CHALLENGE
Write the listing below out again exactly, dropping the images.

DATA SECTION
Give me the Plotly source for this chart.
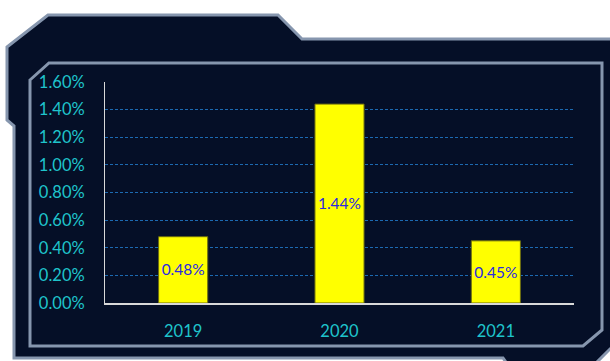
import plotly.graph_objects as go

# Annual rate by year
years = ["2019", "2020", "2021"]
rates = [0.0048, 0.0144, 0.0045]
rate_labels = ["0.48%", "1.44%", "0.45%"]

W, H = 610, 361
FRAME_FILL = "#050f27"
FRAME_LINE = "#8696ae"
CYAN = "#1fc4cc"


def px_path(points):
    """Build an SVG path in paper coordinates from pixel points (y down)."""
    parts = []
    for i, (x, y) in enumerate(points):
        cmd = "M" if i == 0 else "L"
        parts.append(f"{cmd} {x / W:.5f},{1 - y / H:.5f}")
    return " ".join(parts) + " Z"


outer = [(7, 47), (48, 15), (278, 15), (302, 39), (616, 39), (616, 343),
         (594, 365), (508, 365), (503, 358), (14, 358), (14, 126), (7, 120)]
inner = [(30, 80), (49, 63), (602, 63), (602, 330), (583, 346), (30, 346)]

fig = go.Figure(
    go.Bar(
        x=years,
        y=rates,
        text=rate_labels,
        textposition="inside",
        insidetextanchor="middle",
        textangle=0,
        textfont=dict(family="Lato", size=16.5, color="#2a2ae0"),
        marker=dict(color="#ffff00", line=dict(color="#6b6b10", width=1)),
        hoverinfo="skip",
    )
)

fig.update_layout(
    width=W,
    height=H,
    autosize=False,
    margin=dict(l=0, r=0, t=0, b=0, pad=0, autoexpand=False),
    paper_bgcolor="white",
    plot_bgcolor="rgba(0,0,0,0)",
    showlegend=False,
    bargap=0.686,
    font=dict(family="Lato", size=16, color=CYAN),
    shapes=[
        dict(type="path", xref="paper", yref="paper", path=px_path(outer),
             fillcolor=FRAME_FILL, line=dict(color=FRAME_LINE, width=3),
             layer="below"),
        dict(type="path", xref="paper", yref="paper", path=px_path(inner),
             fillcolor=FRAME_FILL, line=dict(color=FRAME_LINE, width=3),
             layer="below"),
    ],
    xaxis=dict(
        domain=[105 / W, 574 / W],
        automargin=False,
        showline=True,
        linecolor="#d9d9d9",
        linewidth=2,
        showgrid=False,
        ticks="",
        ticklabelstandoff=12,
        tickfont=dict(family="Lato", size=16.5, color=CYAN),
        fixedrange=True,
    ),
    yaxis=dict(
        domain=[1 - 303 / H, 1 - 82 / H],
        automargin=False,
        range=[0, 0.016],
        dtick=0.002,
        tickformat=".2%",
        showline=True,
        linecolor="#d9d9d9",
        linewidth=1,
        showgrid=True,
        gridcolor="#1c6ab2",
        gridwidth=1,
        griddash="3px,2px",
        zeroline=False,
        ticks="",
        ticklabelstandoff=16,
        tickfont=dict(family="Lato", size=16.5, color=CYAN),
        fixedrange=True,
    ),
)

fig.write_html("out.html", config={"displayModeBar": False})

RESULT BELOW
Give me the Plotly source for this chart.
import plotly.graph_objects as go

# Annual rate by year
years = ["2019", "2020", "2021"]
rates = [0.0048, 0.0144, 0.0045]
rate_labels = ["0.48%", "1.44%", "0.45%"]

W, H = 610, 361
FRAME_FILL = "#050f27"
FRAME_LINE = "#8696ae"
CYAN = "#1fc4cc"


def px_path(points):
    """Build an SVG path in paper coordinates from pixel points (y down)."""
    parts = []
    for i, (x, y) in enumerate(points):
        cmd = "M" if i == 0 else "L"
        parts.append(f"{cmd} {x / W:.5f},{1 - y / H:.5f}")
    return " ".join(parts) + " Z"


outer = [(7, 47), (48, 15), (278, 15), (302, 39), (616, 39), (616, 343),
         (594, 365), (508, 365), (503, 358), (14, 358), (14, 126), (7, 120)]
inner = [(30, 80), (49, 63), (602, 63), (602, 330), (583, 346), (30, 346)]

fig = go.Figure(
    go.Bar(
        x=years,
        y=rates,
        text=rate_labels,
        textposition="inside",
        insidetextanchor="middle",
        textangle=0,
        textfont=dict(family="Lato", size=16.5, color="#2a2ae0"),
        marker=dict(color="#ffff00", line=dict(color="#6b6b10", width=1)),
        hoverinfo="skip",
    )
)

fig.update_layout(
    width=W,
    height=H,
    autosize=False,
    margin=dict(l=0, r=0, t=0, b=0, pad=0, autoexpand=False),
    paper_bgcolor="white",
    plot_bgcolor="rgba(0,0,0,0)",
    showlegend=False,
    bargap=0.686,
    font=dict(family="Lato", size=16, color=CYAN),
    shapes=[
        dict(type="path", xref="paper", yref="paper", path=px_path(outer),
             fillcolor=FRAME_FILL, line=dict(color=FRAME_LINE, width=3),
             layer="below"),
        dict(type="path", xref="paper", yref="paper", path=px_path(inner),
             fillcolor=FRAME_FILL, line=dict(color=FRAME_LINE, width=3),
             layer="below"),
    ],
    xaxis=dict(
        domain=[105 / W, 574 / W],
        automargin=False,
        showline=True,
        linecolor="#d9d9d9",
        linewidth=2,
        showgrid=False,
        ticks="",
        ticklabelstandoff=12,
        tickfont=dict(family="Lato", size=16.5, color=CYAN),
        fixedrange=True,
    ),
    yaxis=dict(
        domain=[1 - 303 / H, 1 - 82 / H],
        automargin=False,
        range=[0, 0.016],
        dtick=0.002,
        tickformat=".2%",
        showline=True,
        linecolor="#d9d9d9",
        linewidth=1,
        showgrid=True,
        gridcolor="#1c6ab2",
        gridwidth=1,
        griddash="3px,2px",
        zeroline=False,
        ticks="",
        ticklabelstandoff=16,
        tickfont=dict(family="Lato", size=16.5, color=CYAN),
        fixedrange=True,
    ),
)

fig.write_html("out.html", config={"displayModeBar": False})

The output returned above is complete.